Thursday, 24 July 2014

So I Submitted My Thesis For Defense Today...

Well, I sent in the thesis copy to the grad school office and my committee members will get their copies tomorrow.

...and now I feel both really tired and a tiny bit like reminiscing.  Just a very tiny bit while I'm not nervous about the defense (that can wait another month to kick in).

In any case, the PhD was quite a journey and I learned so very much from my instructors, peers, students and all the wonderful people I met in Kingston.

Some lessons I learned.

1) It's worth it to take the time to get to know the people & the place.  This isn't just a quick stop, it's going to be home for a while. 

At first, Kingston was a small town far away from the family and friends I knew and loved best and I realllly did not like it.  

Now, I will forever miss my spot - yes, my spot - at the Grad Club, my favourite barista's latte art, June from my favourite sushi place, Walter who sold me great books, and popping in to see Jackie's newest creations.

Kingston grew on me.


I dare you to not want that sunset.
Surrounding area was good too.
More coffee has been consumed from this mug made by Jackie than probably all other mugs in my house combined

It wasn't all awesome all the time though.  Kingston can be very cold and snowy and seriously lacks snowplows to clear sidewalks.  I have actually seen students snowshoe and cross country ski to class.

Brrrrrrr....
Throughout all this, I was busy thinking.  And reading.  And thinking some more.  I even had to buy more bookshelves.
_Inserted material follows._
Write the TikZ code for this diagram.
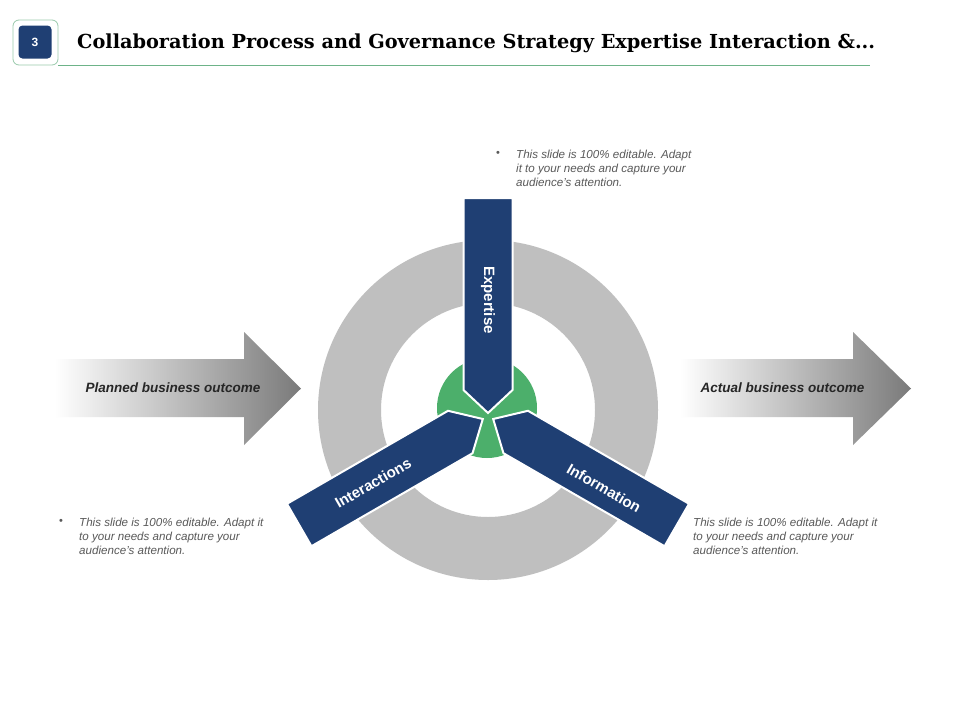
\documentclass[tikz,border=0pt]{standalone}
\usepackage{fontspec}
\setmainfont{Liberation Sans}
\newfontfamily\titlefont{DejaVu Serif}
\definecolor{ringgray}{HTML}{BFBFBF}
\definecolor{navy}{HTML}{1F3F73}
\definecolor{leaf}{HTML}{4CAF6B}
\definecolor{txtgray}{HTML}{595959}
\definecolor{linegreen}{HTML}{6DB388}
\definecolor{arrowgray}{HTML}{7A7A7A}
\tikzset{
  bar/.style={fill=navy, draw=white, line width=2pt, line join=miter},
  barlabel/.style={text=white, font=\bfseries\fontsize{15}{17}\selectfont, inner sep=0pt},
  bodytext/.style={text=txtgray, font=\itshape\fontsize{11.6}{14}\selectfont, align=left, inner sep=0pt, anchor=north west},
  bulletmark/.style={text=txtgray, font=\fontsize{11}{14}\selectfont, inner sep=0pt},
  arrowlabel/.style={text=black!85, font=\bfseries\itshape\fontsize{13.5}{15}\selectfont, inner sep=0pt}
}
\begin{document}
\begin{tikzpicture}[x=1pt,y=-1pt]
\useasboundingbox (0,0) rectangle (960,720);
\fill[white] (0,0) rectangle (960,720);
% title
\draw[linegreen, line width=0.6pt] (58,65) -- (870,65);
\draw[linegreen!70, line width=0.8pt, rounded corners=6pt, fill=white] (13,20) rectangle (58,65);
\node[fill=navy, rounded corners=4pt, minimum width=33pt, minimum height=33pt, inner sep=0pt, text=white, font=\bfseries\fontsize{12}{14}\selectfont] (num) at (35,42) {3};
\node[anchor=west, inner sep=0pt, font=\titlefont\bfseries\fontsize{19.3}{22}\selectfont] (title) at (77,43) {Collaboration Process and Governance Strategy Expertise Interaction \&...};
% ring
\fill[ringgray, even odd rule] (488,410) circle (170pt) (488,410) circle (107pt);
% green centre
\fill[leaf] (487,408) circle (50pt);
% arrows
\shade[left color=white, right color=arrowgray] (55,359) -- (244,359) -- (244,332) -- (301,388.5) -- (244,445) -- (244,417) -- (55,417) -- cycle;
\shade[left color=white, right color=arrowgray] (680,359) -- (853,359) -- (853,332) -- (911,388.5) -- (853,445) -- (853,417) -- (680,417) -- cycle;
\node[arrowlabel] (planned) at (173,388) {Planned business outcome};
\node[arrowlabel] (actual) at (782.5,388) {Actual business outcome};
% bars
\begin{scope}[shift={(488,416)}]
  \path[bar] (-24.5,-218) -- (24.5,-218) -- (24.5,-26) -- (0,-3) -- (-24.5,-26) -- cycle;
\end{scope}
\foreach \ang in {120,-120}{
  \begin{scope}[shift={(488,416)}, rotate=\ang]
    \path[bar] (-24.5,-218) -- (24.5,-218) -- (24.5,-32) -- (0,-6) -- (-24.5,-32) -- cycle;
  \end{scope}
}
\node[barlabel, rotate=-90] (expertise) at (488,300) {Expertise};
\node[barlabel, rotate=30] (interactions) at (373,483) {Interactions};
\node[barlabel, rotate=-30] (information) at (604,488) {Information};
% body texts
\node[bulletmark] (b1) at (498,154) {•};
\node[bodytext] (t1) at (516,150) {This slide is 100\% editable. Adapt\\it to your needs and capture your\\audience’s attention.};
\node[bulletmark] (b2) at (61,522) {•};
\node[bodytext] (t2) at (79,518) {This slide is 100\% editable. Adapt it\\to your needs and capture your\\audience’s attention.};
\node[bodytext] (t3) at (693,518) {This slide is 100\% editable. Adapt it\\to your needs and capture your\\audience’s attention.};
\end{tikzpicture}
\end{document}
2) Loving what you do really helps.

A PhD is a lot of really hard work. 

Somewhere along the line I had to learn how to read things that looked like this:

Yes, I now have stronger eyeglasses prescriptions.

I stopped being disturbed by words like...fistulae and phrases like rectal prolapse.  At some point I became known as the person who told gruesome stories about medical treatments gone awry (or as intended, in some cases) and even convinced some that studying the early modern period did not mean I was "like...an archeologist."
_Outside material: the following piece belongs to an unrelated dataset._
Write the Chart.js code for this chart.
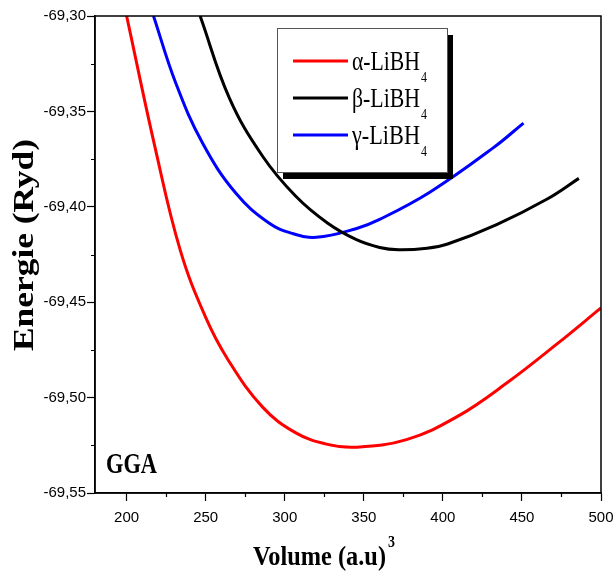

3) Organize, plan, plot.  Learn how to file.

I didn't for a long time and it was bad.

Papers in a box.
This is much better.

Papers in file folders with labels and everything!
4) Talking about your work is good.

Go to conferences, have coffee with your peers, and talk it through.  It's amazing how much you have yet to learn.  It's also amazing how interesting your work is to others.
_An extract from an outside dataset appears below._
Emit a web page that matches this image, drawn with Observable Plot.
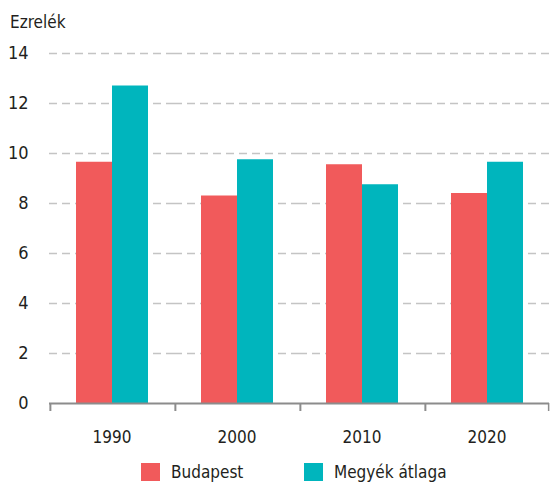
<!DOCTYPE html>
<html><head><meta charset="utf-8">
<script src="https://cdn.jsdelivr.net/npm/d3@7"></script>
<script src="https://cdn.jsdelivr.net/npm/@observablehq/plot@0.6"></script>
<style>
body{margin:0;background:#fff;}
#wrap{position:relative;width:550px;height:483px;font-family:"Liberation Sans Narrow","DejaVu Sans Condensed","Roboto Condensed",sans-serif;font-stretch:condensed;color:#231f20;}
#title{position:absolute;left:10px;top:12px;font-size:17px;line-height:20px;}
#chart{position:absolute;left:0;top:0;}
.item{position:absolute;top:463px;display:flex;align-items:center;font-size:17px;line-height:18px;}
.sw{width:19px;height:18px;margin-right:11px;}
</style></head>
<body>
<div id="wrap">
  <div id="chart"></div>
  <div id="title">Ezrelék</div>
  <div id="legend"></div>
</div>
<script>
const years = ["1990", "2000", "2010", "2020"];
const seriesNames = ["Budapest", "Megyék átlaga"];
const budapest = [9.65, 8.3, 9.55, 8.4];
const megyek = [12.7, 9.75, 8.75, 9.65];
const yTicks = [0, 2, 4, 6, 8, 10, 12, 14];
const colors = ["#F15A5B", "#00B5BD"];

const rows = years.flatMap((y, i) => [
  {year: y, series: seriesNames[0], value: budapest[i]},
  {year: y, series: seriesNames[1], value: megyek[i]}
]);

const W = 550, ML = 48, MR = 1;
const half = (W - ML - MR) / years.length / 2;
const font = '"Liberation Sans Narrow","DejaVu Sans Condensed","Roboto Condensed",sans-serif';
const axisColor = "#8c8c8c";

const chart = Plot.plot({
  width: W, height: 448,
  marginLeft: ML, marginRight: MR, marginTop: 53, marginBottom: 45,
  style: {fontFamily: font, color: "#231f20", background: "transparent"},
  fx: {domain: years, padding: 0, label: null},
  x: {domain: seriesNames, paddingInner: 0, paddingOuter: 0.6926, axis: null},
  y: {domain: [0, 14], axis: null},
  color: {domain: seriesNames, range: colors},
  marks: [
    Plot.ruleY(yTicks.filter(d => d > 0), {stroke: "#c4c4c4", strokeWidth: 1.5, strokeDasharray: "8,5"}),
    Plot.barY(rows, {fx: "year", x: "series", y: "value", fill: "series"}),
    Plot.ruleY([0], {stroke: axisColor, strokeWidth: 2}),
    Plot.ruleX(years, {fx: d => d, x: null, y1: 0, y2: -0.32, dx: -half + 1, stroke: axisColor, strokeWidth: 2}),
    Plot.ruleX(years.slice(-1), {fx: d => d, x: null, y1: 0, y2: -0.32, dx: half - 1, stroke: axisColor, strokeWidth: 1.5}),
    Plot.axisY({ticks: yTicks, tickSize: 0, tickPadding: 21, fontSize: 18, label: null}),
    Plot.axisFx({anchor: "bottom", tickSize: 0, tickPadding: 27, fontSize: 17, label: null})
  ]
});
document.getElementById("chart").appendChild(chart);

const legendX = [141, 304];
const legend = document.getElementById("legend");
seriesNames.forEach((name, i) => {
  const item = document.createElement("div");
  item.className = "item";
  item.style.left = legendX[i] + "px";
  const sw = document.createElement("div");
  sw.className = "sw";
  sw.style.background = colors[i];
  const label = document.createElement("span");
  label.textContent = name;
  item.appendChild(sw);
  item.appendChild(label);
  legend.appendChild(item);
});
</script>
</body></html>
By sharing your work, you can clarify your ideas and learn how to tell the story better the next time.  Here, the Museum of Health Care was kind enough to even let me play with their artefacts while I shared the Pepys lithotomy story.

This is me talking. 
5) That if you're going to teach, you should PLEASE invest the effort to do it well or do not do it at all.

Teaching is important.  I want my students to leave the classroom excited about the past, engaged with the material, thinking critically, and having learned new skills.  Teaching well requires a lot of time, a lot of effort, and a lot of thinking.  It requires patience, dedication, tact, creativity, and perhaps above all, sheer determination.


If someone told me 5 years ago that I'd be a good teacher, I probably would have laughed.  But that moment when a struggling student gets it, when you see marked improvement over the course of the semester, when a student asks thoughtful question, or when you get an excited email from a former student accepted to Oxbridge or law school or who got a great job...That moment is pretty awesome.

6a) I am not perfect and my work isn't perfect.  This is not an excuse to shirk the duty to do my best.

Graduate students take themselves and their work very seriously.  Learn humility.  Learn how to let go of that draft.  Learn how to take constructive criticism.

This is really, really hard.

The thesis may take up A LOT of my life, but graduate school/academia/awesome books are only one facet of what makes me a person.

Sure you identify as a scholar, but what else are you?  What makes you happy?  What brings balance to your life?  Some colleagues do yoga, run, read fiction, and play video games.

Turns out, I really like to grow things, feed people, and keep them warm.



And also play board games on things I've crocheted
6b) Life goes on.

Over the course of the PhD thus far, I've made some awesome friends, got adopted by a cat, got married, and moved cities twice.

Companionship helps.


 Just in case I haven't mentioned it already, my cat is the best.

7) Enjoying the process is key.  Attitude is important - even the tediousness of paperwork can be amusing in hindsight. 

Research trips are also the best.  For one, you get to feel like a real scholar, do real history, meet new people, and even touch primary documents without gloves.  Second, you also get to visit places.  They may be places you've been to before, but take the time to explore and enjoy.

My favourite part of The National Archives, Kew
Splurge once in a while.  Asceticism and moderation can be downright boring.

Yes.  That is, in fact, way too many euros worth of dessert for two people.  Luckily for us, it was lunch.





8) A PhD teaches you a lot about yourself and what you value.

Take a moment out of your busy schedule and meditate (either literally or figuratively) about it.

Have some jumbled thoughts.  I'm a, sleepy, @medhistorian.

G'night.

1 comment:

  1. I really like the way you have described your entire PhD journey in Kingston I wish you best of luck for future. Kingston is indeed a very beautiful place.